#### YOUR GOAL
Search the material for the word "image" and report each line where it turns up.
-------- STORED RECORDS
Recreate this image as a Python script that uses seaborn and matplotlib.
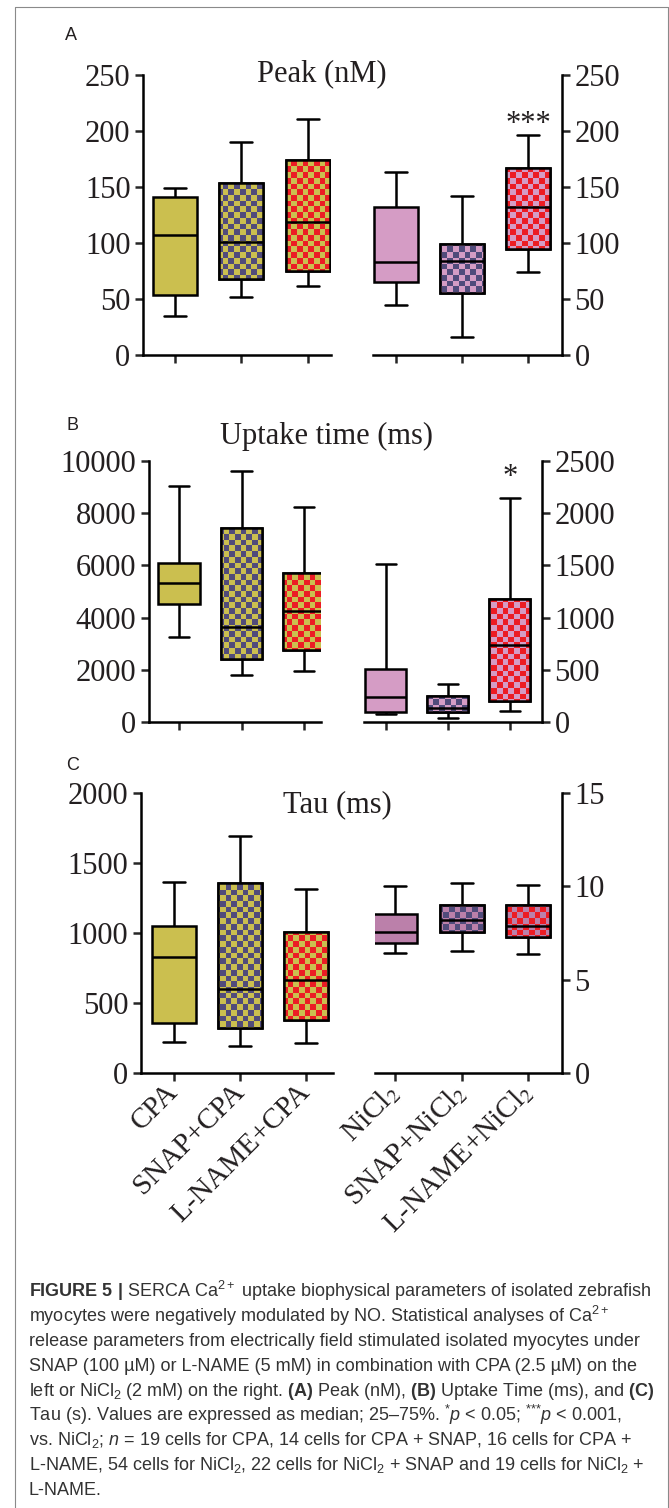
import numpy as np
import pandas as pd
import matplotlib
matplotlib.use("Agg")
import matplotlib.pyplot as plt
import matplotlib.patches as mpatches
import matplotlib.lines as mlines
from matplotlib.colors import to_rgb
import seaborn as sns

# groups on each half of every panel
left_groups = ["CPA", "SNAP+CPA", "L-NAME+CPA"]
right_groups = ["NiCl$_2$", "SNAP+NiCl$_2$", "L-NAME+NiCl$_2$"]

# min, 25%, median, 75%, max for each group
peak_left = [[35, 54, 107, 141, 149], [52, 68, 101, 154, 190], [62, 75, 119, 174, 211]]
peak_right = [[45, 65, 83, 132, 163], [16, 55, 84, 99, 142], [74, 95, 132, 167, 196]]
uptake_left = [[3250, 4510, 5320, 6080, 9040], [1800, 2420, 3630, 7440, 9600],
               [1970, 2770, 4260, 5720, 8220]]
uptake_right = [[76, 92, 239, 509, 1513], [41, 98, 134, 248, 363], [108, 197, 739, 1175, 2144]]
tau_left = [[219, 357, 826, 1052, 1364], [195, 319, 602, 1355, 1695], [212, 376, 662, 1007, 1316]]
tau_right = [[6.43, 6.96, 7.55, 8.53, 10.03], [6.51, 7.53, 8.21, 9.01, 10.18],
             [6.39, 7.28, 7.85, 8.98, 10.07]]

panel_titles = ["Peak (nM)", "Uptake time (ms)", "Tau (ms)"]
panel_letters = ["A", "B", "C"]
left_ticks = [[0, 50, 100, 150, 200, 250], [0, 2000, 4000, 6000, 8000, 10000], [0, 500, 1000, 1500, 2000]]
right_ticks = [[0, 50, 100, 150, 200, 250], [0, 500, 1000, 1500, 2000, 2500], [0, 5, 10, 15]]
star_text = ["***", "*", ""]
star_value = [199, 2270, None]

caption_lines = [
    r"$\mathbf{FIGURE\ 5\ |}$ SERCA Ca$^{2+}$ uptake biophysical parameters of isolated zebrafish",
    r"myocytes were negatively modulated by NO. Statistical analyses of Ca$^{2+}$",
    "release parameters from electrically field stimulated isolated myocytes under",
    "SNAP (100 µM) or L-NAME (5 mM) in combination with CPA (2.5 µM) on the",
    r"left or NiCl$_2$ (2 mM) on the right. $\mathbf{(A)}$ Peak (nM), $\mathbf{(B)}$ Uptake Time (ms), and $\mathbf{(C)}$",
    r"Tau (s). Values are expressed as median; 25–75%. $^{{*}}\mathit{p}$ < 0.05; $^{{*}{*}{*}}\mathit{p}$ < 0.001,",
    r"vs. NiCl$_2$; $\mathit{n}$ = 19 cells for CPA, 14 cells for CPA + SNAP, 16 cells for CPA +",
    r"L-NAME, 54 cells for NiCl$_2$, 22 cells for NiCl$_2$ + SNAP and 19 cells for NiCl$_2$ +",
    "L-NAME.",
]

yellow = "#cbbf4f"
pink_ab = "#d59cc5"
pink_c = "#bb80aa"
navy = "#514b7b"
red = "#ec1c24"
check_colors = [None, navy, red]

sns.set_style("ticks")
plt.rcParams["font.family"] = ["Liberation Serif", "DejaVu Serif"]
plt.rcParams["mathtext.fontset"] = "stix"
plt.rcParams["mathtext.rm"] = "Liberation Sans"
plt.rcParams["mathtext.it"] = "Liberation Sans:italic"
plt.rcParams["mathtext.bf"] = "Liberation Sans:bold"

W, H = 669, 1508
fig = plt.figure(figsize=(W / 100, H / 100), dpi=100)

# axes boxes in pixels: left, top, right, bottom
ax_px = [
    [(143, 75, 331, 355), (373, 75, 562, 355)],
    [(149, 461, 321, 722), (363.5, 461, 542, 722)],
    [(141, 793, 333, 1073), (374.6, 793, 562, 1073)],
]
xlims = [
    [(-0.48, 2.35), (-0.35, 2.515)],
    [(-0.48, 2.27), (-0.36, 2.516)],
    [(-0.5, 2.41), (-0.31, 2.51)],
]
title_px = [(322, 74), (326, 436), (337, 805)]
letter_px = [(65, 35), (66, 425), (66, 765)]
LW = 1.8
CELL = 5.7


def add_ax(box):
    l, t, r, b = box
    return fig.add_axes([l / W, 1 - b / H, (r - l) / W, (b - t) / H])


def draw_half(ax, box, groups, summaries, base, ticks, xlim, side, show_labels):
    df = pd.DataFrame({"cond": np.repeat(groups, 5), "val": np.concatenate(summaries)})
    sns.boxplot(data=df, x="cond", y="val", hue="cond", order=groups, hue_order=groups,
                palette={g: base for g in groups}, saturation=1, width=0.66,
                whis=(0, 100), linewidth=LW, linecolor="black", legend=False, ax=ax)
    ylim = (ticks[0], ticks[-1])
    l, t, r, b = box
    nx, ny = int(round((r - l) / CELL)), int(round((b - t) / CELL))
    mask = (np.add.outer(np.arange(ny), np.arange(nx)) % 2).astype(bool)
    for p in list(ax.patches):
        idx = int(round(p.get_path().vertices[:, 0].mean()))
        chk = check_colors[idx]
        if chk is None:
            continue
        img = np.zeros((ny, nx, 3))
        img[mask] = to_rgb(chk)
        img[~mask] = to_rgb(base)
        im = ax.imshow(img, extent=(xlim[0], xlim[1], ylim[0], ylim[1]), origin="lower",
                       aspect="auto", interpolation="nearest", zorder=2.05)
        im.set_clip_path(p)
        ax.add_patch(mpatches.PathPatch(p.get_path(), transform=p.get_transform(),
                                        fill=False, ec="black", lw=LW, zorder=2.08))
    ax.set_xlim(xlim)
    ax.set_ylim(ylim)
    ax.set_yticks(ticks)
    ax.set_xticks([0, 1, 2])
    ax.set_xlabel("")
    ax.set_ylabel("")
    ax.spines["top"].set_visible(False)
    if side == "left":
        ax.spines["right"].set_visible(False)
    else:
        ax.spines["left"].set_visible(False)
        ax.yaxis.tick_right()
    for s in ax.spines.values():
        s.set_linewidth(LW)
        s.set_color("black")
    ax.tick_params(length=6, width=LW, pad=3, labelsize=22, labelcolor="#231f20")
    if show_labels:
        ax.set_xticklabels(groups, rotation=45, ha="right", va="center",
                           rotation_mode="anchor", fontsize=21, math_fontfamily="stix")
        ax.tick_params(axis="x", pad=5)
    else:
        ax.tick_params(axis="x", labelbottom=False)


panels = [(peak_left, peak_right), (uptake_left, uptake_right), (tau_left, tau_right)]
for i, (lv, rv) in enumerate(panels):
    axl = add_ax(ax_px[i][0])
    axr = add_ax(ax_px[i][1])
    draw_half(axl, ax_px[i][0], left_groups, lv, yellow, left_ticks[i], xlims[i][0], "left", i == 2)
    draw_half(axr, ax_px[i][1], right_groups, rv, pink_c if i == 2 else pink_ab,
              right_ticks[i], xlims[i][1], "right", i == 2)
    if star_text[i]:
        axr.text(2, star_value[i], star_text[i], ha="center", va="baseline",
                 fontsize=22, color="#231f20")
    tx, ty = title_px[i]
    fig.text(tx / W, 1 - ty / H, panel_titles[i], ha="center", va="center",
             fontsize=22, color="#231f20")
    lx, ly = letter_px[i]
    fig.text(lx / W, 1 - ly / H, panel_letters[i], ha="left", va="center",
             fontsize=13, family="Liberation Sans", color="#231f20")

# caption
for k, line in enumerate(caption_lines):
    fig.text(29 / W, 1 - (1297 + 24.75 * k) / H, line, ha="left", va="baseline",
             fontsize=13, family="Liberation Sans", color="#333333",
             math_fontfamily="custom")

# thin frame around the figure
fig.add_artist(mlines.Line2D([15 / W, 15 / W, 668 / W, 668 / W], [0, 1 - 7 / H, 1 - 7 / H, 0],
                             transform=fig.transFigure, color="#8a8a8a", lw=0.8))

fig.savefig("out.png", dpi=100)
----------------
-------- STORED RECORDS
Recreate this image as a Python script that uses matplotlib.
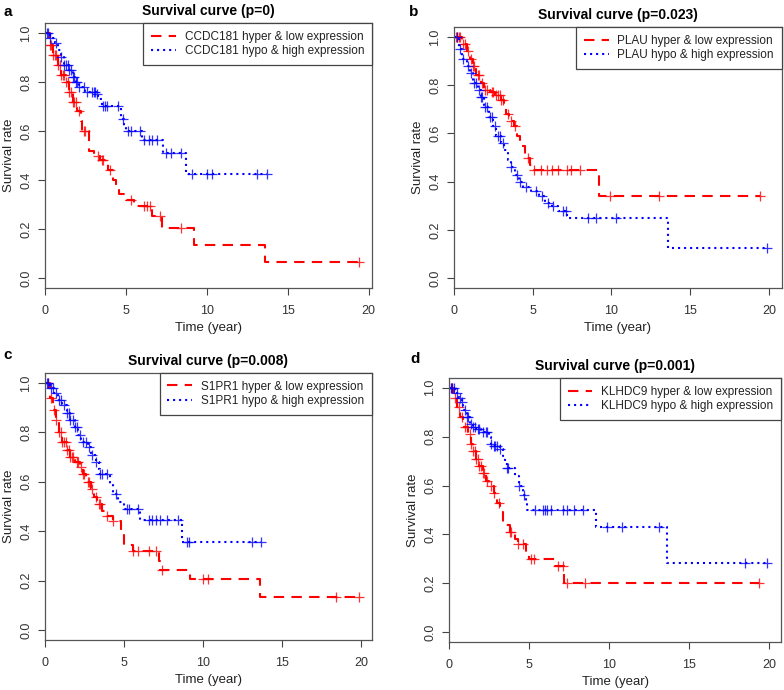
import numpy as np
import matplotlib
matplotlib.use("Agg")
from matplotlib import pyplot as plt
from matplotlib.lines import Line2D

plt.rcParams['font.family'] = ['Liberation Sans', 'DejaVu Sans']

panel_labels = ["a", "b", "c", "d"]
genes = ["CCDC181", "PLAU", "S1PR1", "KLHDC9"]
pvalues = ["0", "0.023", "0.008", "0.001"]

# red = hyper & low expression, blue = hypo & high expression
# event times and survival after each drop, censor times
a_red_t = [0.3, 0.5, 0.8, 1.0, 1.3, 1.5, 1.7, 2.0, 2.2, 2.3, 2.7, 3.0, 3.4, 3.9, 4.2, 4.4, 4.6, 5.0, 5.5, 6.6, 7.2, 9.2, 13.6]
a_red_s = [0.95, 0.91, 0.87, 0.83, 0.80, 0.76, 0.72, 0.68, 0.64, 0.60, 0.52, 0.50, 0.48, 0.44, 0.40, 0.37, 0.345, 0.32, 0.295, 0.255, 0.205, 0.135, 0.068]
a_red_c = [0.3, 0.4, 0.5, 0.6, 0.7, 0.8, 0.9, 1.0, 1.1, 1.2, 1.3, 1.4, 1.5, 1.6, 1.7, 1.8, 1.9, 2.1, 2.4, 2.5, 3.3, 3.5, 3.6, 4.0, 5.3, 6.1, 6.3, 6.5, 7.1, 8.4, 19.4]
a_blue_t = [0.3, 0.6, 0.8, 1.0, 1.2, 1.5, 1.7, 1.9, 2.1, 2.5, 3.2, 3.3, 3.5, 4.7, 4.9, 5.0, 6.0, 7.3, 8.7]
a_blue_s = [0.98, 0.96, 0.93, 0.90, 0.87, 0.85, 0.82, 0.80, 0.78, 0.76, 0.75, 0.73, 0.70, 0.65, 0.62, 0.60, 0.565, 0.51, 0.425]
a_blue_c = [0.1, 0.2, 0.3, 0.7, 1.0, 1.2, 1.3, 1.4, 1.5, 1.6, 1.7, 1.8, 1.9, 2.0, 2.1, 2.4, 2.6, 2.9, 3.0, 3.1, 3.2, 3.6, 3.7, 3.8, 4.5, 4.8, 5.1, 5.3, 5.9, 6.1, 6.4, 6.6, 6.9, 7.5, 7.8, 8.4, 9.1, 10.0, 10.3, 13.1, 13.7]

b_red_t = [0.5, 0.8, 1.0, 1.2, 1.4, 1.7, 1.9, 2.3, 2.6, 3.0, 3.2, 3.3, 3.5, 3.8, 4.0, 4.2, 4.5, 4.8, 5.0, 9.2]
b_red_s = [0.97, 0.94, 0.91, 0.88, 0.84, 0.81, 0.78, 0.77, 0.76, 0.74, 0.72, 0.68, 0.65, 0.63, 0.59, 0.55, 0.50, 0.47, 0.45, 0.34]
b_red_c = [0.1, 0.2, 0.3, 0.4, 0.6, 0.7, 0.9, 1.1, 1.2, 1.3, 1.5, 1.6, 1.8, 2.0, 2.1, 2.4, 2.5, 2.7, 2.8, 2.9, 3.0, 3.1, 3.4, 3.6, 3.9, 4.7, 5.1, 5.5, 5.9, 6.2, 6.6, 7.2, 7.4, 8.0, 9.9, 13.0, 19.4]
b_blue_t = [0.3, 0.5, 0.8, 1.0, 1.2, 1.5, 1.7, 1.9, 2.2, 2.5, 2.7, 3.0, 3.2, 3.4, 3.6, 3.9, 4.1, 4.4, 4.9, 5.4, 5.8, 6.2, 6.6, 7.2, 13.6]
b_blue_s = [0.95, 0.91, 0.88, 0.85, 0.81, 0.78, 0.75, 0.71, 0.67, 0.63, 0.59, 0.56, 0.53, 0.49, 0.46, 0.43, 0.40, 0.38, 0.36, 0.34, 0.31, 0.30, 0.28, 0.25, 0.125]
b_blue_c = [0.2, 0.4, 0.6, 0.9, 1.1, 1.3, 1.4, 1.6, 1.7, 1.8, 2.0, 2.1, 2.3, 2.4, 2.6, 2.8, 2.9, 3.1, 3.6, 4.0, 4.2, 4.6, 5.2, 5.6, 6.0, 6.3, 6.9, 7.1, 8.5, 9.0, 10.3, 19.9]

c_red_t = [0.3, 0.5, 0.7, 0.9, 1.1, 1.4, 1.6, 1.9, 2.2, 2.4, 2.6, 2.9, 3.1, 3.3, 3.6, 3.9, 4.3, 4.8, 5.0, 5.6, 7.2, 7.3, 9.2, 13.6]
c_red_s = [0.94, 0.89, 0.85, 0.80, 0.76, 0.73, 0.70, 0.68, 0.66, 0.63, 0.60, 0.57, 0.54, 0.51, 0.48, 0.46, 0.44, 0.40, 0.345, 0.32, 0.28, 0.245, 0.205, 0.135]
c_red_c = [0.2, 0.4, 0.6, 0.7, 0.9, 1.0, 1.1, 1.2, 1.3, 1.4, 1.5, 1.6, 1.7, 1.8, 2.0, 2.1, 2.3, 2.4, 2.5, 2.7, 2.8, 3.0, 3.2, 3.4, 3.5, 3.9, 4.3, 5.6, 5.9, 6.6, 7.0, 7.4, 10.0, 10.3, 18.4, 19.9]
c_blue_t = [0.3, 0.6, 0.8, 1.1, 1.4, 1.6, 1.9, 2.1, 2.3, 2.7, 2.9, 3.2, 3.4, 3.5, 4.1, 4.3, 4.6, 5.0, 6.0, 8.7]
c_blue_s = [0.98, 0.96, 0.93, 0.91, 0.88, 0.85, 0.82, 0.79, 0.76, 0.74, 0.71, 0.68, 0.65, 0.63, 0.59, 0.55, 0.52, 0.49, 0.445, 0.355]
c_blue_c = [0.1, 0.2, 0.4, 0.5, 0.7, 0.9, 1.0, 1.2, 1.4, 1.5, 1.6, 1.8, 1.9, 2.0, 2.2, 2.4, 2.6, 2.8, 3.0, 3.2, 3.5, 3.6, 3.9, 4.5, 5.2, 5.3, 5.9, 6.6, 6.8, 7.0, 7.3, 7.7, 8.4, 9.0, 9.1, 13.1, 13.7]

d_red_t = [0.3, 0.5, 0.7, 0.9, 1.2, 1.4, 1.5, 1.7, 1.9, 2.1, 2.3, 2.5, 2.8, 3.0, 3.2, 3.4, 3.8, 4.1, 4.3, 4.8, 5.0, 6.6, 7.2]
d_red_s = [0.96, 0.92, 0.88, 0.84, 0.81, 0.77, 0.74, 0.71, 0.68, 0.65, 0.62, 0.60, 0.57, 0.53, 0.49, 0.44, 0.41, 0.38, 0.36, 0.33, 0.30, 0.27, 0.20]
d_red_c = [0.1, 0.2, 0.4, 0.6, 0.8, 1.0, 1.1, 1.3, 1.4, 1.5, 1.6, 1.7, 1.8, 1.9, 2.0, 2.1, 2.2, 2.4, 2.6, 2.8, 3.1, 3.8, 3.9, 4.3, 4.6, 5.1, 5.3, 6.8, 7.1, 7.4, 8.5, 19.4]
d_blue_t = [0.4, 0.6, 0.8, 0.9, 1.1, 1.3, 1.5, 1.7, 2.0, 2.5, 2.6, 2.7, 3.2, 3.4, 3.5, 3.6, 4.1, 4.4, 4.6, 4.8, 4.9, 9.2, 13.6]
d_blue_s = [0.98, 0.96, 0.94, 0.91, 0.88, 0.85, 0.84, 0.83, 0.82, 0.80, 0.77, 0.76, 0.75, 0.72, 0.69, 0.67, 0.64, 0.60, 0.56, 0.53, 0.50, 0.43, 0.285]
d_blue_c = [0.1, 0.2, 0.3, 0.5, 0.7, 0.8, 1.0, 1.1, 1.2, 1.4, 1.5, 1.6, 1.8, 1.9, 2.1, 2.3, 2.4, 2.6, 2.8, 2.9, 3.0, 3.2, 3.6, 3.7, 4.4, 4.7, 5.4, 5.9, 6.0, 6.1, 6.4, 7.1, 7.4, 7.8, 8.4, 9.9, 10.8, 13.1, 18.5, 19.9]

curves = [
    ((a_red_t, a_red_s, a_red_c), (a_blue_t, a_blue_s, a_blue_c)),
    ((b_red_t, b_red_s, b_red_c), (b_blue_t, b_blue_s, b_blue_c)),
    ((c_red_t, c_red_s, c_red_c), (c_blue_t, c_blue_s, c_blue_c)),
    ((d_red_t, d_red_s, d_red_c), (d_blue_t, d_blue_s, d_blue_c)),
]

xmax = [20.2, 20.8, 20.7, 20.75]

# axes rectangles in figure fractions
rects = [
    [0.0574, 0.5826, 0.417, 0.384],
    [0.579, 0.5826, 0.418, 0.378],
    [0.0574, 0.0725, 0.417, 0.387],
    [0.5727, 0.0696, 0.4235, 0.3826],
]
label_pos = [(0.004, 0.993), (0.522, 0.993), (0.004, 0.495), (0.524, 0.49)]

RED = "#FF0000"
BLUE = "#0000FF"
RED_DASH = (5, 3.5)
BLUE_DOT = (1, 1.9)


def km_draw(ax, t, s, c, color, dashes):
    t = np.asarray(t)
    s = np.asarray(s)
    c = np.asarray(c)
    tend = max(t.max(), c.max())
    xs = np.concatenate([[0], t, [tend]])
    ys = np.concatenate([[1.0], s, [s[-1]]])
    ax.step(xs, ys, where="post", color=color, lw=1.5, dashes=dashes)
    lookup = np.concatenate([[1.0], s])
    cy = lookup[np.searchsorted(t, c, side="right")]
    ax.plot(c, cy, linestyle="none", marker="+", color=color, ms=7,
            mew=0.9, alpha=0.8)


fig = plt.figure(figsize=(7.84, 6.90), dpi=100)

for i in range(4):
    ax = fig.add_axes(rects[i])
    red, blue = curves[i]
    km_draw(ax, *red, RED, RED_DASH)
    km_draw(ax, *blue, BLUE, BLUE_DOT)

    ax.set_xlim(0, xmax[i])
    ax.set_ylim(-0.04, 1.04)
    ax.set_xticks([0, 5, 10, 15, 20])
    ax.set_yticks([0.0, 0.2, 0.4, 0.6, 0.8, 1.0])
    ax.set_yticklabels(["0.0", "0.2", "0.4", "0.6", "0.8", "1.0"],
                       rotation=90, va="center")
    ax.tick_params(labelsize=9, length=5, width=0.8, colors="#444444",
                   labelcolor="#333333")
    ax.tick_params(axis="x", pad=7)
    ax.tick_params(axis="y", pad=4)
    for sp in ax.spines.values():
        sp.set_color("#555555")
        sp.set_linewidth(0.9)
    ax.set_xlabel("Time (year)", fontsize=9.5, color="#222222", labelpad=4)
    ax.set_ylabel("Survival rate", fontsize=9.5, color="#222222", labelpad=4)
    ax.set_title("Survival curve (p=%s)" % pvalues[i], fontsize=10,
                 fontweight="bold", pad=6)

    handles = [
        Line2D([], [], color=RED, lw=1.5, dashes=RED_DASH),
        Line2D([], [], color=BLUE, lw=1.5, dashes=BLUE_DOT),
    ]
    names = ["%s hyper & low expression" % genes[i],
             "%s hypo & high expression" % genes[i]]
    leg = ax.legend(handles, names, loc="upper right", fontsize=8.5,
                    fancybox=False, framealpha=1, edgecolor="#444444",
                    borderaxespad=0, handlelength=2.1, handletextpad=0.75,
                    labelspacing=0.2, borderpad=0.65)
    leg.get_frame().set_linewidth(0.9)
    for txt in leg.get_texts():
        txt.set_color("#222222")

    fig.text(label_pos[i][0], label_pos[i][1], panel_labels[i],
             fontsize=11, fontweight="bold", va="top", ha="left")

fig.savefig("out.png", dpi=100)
----------------
#### EXERCISE ANSWER
Recreate this image as a Python script that uses seaborn and matplotlib.
Recreate this image as a Python script that uses matplotlib.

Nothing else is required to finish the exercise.